Oh-Furisode (Big Furisode)
Some decades ago, brides wore black-based Oh- Furisode as their wedding dresses, yet they wear colored Oh-Furisode in today's wedding ceremony. The width of Oh-Furisode`s sleeves is about 114 cm.

Omeshi
A textile woven with strongly twisted pre-dyed silk threads. There are two types of Omeshi, one is Hiraori-Omeshi and the other is Chirimen Omeshi. By 1960, Omeshi Kimonos hold 80% of Kimono market share, but now, produced only in small quantities. Omeshi Kimonos were ranked the highest in pre-dyed silk Kimonos, and were extremely valuable. Its texture is firmer than Chirimen.

Obi-ita
Obi stay

Nuitori-Shishu
A weaving technique that makes woven patterns look like embroidery. Often seen on valuable Kimonos.

Nuregaki
water painting

Nuregaki
Water-painting without using glue-resist. For painting, brush is soaked with water to give a blurring effect.

Obi-age
The Obi-age is supposed to be put between the Obi and Kimono to be seen from upper line of Obi.It makes Obi much flowery.

Nishijin
A type of textile made in Nishijin area of Kyoto. Nishijin textiles feature gorgeous patterns with various colors of threads.

Nanamejima
diagonal

Nanten
nandina

Nagajuban
Under the kimono, we wear a Naga-Juban to keep the kimono from getting worn or stained. Only the tip of the Naga-Juban could be seen between your neck and the kimono, but it can create a subtle balance of the entire outfit you are in. Of course there are several kinds of Naga-Juban. Some are for the use on the ceremonial occasions with mourning kimono or bridal Furisode, Others are for rather casual occasions with Tsukesage etc. Rinzu, Chirimen, Muslin are usually used as the material of Naga-Juban. And with summer kimonos, Sha or hemp are mainly used. Each material has each own characteristic. It can be said that Naga- Juban is a hidden smartness.

Nadeshiko
pink

Mokkou
saussureae

Momiji
maple leaf

Miyamairi
A Japanese custom to make a wish for children to grow up in good health.

Michiyuki
A coat for Kimono with a square collar in front.

Matoi
fire fighting item.

Meisen
Reeled silk. Meisen is woven with dyed cocoon using Hiraori technique. Worn by wide range of classes.
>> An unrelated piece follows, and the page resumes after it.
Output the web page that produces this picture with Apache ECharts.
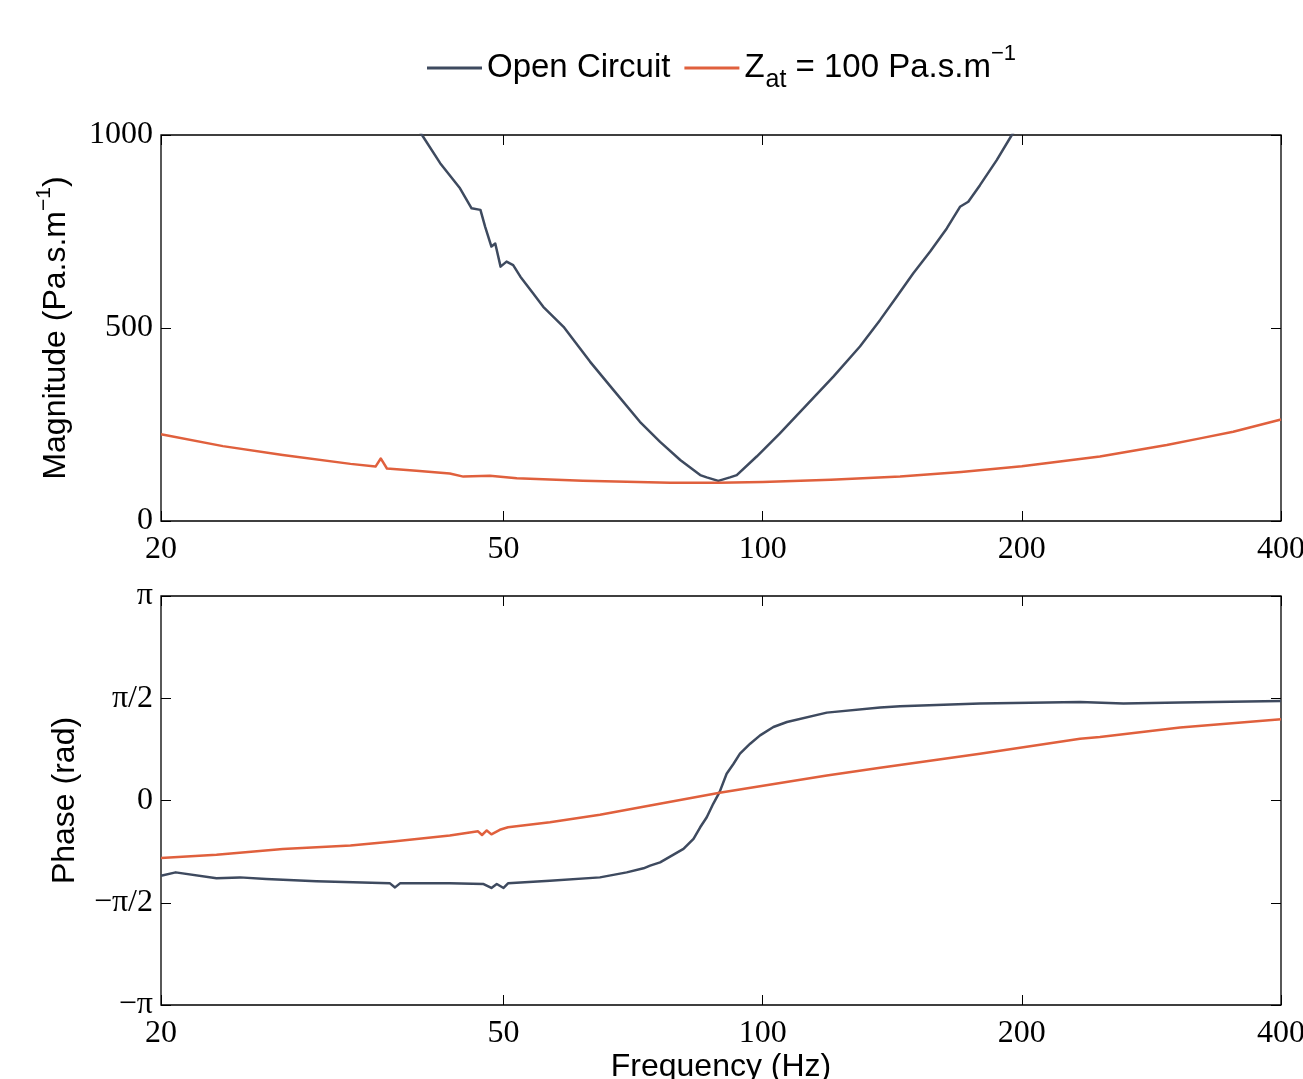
<!DOCTYPE html>
<html><head><meta charset="utf-8">
<script src="https://cdn.jsdelivr.net/npm/echarts@6/dist/echarts.min.js"></script>
<style>html,body{margin:0;padding:0;background:#fff}#c{width:1303px;height:1079px}</style>
</head><body><div id="c"></div>
<script>
// ---- tick labels ----
const xTicks = [20, 50, 100, 200, 400];
const magTickStep = 500;
const phaseTickLabels = ['\u2212\u03c0', '\u2212\u03c0/2', '0', '\u03c0/2', '\u03c0'];

// ---- Magnitude: Open Circuit ----
const ocMagFreq = [38,40.2,42.2,44.5,45.9,47.0,47.6,48.4,48.9,49.6,50.4,51.3,52.3,54.1,55.6,58.7,60.3,63.0,67.1,72.0,76.0,80.2,84.6,86.1,88.8,91.6,93.3,98.4,104.7,112.5,120.8,129.7,136.9,143.1,149.6,156.5,163.6,169.5,173.3,178.8,187.0,194.7,200];
const ocMag     = [1080,1000,927,862,810,806,762,711,719,659,672,663,633,590,555,503,469,413,339,257,205,158,119,113,104,113,119,167,227,301,374,452,521,581,642,698,758,814,827,870,935,1000,1040];

// ---- Magnitude: Z_at = 100 ----
const zMagFreq = [20,23.6,27.7,33.2,35.5,36.0,36.6,39.6,43.3,44.9,48.2,51.8,61.8,78.1,88.8,100,120,144.4,170,200,246.4,294.7,322.2,352,400];
const zMag     = [225,194,171,148,141,162,136,130,123,115,117,111,104,99,99,101,107,115,127,142,167,197,214,231,263];

// ---- Phase: Open Circuit (rad) ----
const ocPhFreq = [20,20.8,23.2,24.7,26.5,30.3,36.9,37.4,37.9,43.3,47.4,48.4,49.1,50.0,50.6,56.6,64.7,69.5,72.7,74.0,76.0,80.9,83.1,84.6,86.1,87.6,89.1,90.8,92.5,94.1,96.7,99.3,102.9,106.7,118.7,136.9,144.4,178.8,233.7,262.4,305.4,400];
const ocPh     = [-1.155,-1.104,-1.196,-1.181,-1.206,-1.242,-1.273,-1.335,-1.273,-1.273,-1.283,-1.344,-1.283,-1.344,-1.273,-1.232,-1.181,-1.104,-1.042,-1.001,-0.950,-0.744,-0.590,-0.411,-0.257,-0.051,0.128,0.411,0.565,0.719,0.873,1.001,1.129,1.206,1.350,1.427,1.448,1.489,1.514,1.490,1.504,1.529];

// ---- Phase: Z_at = 100 (rad) ----
const zPhFreq = [20,23.2,27.7,33.2,37.2,43.3,46.7,47.2,47.8,48.4,49.5,50.6,56.6,64.7,74.0,89.1,118.7,136.9,178.8,233.7,246.4,305.4,400];
const zPh     = [-0.883,-0.832,-0.744,-0.693,-0.631,-0.539,-0.473,-0.53,-0.46,-0.52,-0.45,-0.411,-0.334,-0.220,-0.077,0.118,0.385,0.503,0.719,0.950,0.975,1.120,1.247];

const pairs = (xs, ys) => xs.map((x, i) => [x, ys[i]]);
const BLUE = '#3e4a5f', RED = '#e0603d';
const serif = 'Liberation Serif', sans = 'Liberation Sans';

function xAxisDef(grid, pos, labels, extra) {
  return Object.assign({
    gridIndex: grid, type: 'log', logBase: 10, min: 20, max: 400, position: pos,
    axisLine: {show: false, onZero: false}, splitLine: {show: false}, minorTick: {show: false},
    axisTick: {show: true, inside: true, length: 10, customValues: xTicks, lineStyle: {color: '#000', width: 1}},
    axisLabel: {show: labels, customValues: xTicks, fontFamily: serif, fontSize: 32, color: '#000', margin: 13,
      formatter: v => String(Math.round(v))}
  }, extra || {});
}
function yAxisDef(grid, pos, labels, min, max, interval, fmt, extra) {
  return Object.assign({
    gridIndex: grid, type: 'value', min: min, max: max, interval: interval, position: pos,
    axisLine: {show: false, onZero: false}, splitLine: {show: false},
    axisTick: {show: true, inside: true, length: 10, lineStyle: {color: '#000', width: 1}},
    axisLabel: {show: labels, fontFamily: serif, fontSize: 32, color: '#000', margin: 8, formatter: fmt}
  }, extra || {});
}
const phaseFmt = v => phaseTickLabels[Math.round(v / (Math.PI / 2)) + 2];
const lineSeries = (name, xi, yi, data, color) => ({
  name: name, type: 'line', xAxisIndex: xi, yAxisIndex: yi, data: data,
  showSymbol: false, symbol: 'none', clip: true, smooth: false,
  lineStyle: {color: color, width: 2.5, join: 'round'}, itemStyle: {color: color}
});

const chart = echarts.init(document.getElementById('c'), null, {renderer: 'canvas'});
chart.setOption({
  backgroundColor: '#fff',
  animation: false,
  legend: {
    top: 38, left: 422, icon: 'rect', itemWidth: 55, itemHeight: 3, itemGap: 14,
    data: ['Open Circuit', 'Zat'],
    textStyle: {fontFamily: sans, fontSize: 33, color: '#000', lineHeight: 50,
      rich: {
        n: {fontFamily: sans, fontSize: 33, color: '#000', lineHeight: 50},
        sub: {fontFamily: sans, fontSize: 25, color: '#000', lineHeight: 26, verticalAlign: 'bottom', padding: [0, 0, 0, 1]},
        sup: {fontFamily: sans, fontSize: 22, color: '#000', lineHeight: 24, verticalAlign: 'top'}
      }},
    formatter: name => name === 'Zat' ? '{n|Z}{sub|at}{n| = 100 Pa.s.m}{sup|\u22121}' : name
  },
  grid: [
    {left: 161, top: 135, width: 1120, height: 386, show: true, borderColor: '#000', borderWidth: 1.3, backgroundColor: 'transparent', outerBoundsMode: 'none'},
    {left: 161, top: 596, width: 1120, height: 409, show: true, borderColor: '#000', borderWidth: 1.3, backgroundColor: 'transparent', outerBoundsMode: 'none'}
  ],
  xAxis: [
    xAxisDef(0, 'bottom', true),
    xAxisDef(0, 'top', false),
    xAxisDef(1, 'bottom', true, {name: 'Frequency (Hz)', nameLocation: 'middle', nameGap: 42,
      nameTextStyle: {fontFamily: sans, fontSize: 32, color: '#000'}}),
    xAxisDef(1, 'top', false)
  ],
  yAxis: [
    yAxisDef(0, 'left', true, 0, 1000, magTickStep, v => String(v), {
      name: 'Magnitude (Pa.s.m{sup|\u22121})', nameLocation: 'middle', nameRotate: 90, nameGap: 80,
      nameTextStyle: {fontFamily: sans, fontSize: 32, color: '#000', lineHeight: 44,
        rich: {sup: {fontFamily: sans, fontSize: 21, color: '#000', lineHeight: 22, verticalAlign: 'top'}}}
    }),
    yAxisDef(0, 'right', false, 0, 1000, magTickStep, v => String(v)),
    yAxisDef(1, 'left', true, -Math.PI, Math.PI, Math.PI / 2, phaseFmt, {
      name: 'Phase (rad)', nameLocation: 'middle', nameRotate: 90, nameGap: 80,
      nameTextStyle: {fontFamily: sans, fontSize: 32, color: '#000'}
    }),
    yAxisDef(1, 'right', false, -Math.PI, Math.PI, Math.PI / 2, phaseFmt)
  ],
  series: [
    lineSeries('Open Circuit', 0, 0, pairs(ocMagFreq, ocMag), BLUE),
    lineSeries('Zat', 0, 0, pairs(zMagFreq, zMag), RED),
    lineSeries('Open Circuit', 2, 2, pairs(ocPhFreq, ocPh), BLUE),
    lineSeries('Zat', 2, 2, pairs(zPhFreq, zPh), RED)
  ]
});
</script></body></html>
Meisen Kimono is a casual cloth for wealthy people but a fine cloth for ordinary people. This type of Kimono has dynamic art nouveau style patterns, which is not only glossy but also vigorous. This design is extremely popular in 1910 to 1950.

Maru-Obi
A type of Obi. The patterns are woven on double wide fabric, and it is bent and stitched. So both outside and backside are beautifully patterned. This is worn with a formal Kimono. Fully patterned Maru-Obi appeared in the end of Edo era, 1603 to 1687. In those days, Maru-Obi was luxurious and the most formal one for wealthy people. Due to its thickness, Maru-Obi can't be folded in half like contemporary Obi. So, it is worn unfolded. Even if it looked gorgeous, it was hard to wear because of its thickness and heaviness. Moreover, it was expensive. These days, Fukuro-Obi (double fold-Obi) is worn instead of it. Maru-Obi is worn only on the special occasions such as wedding.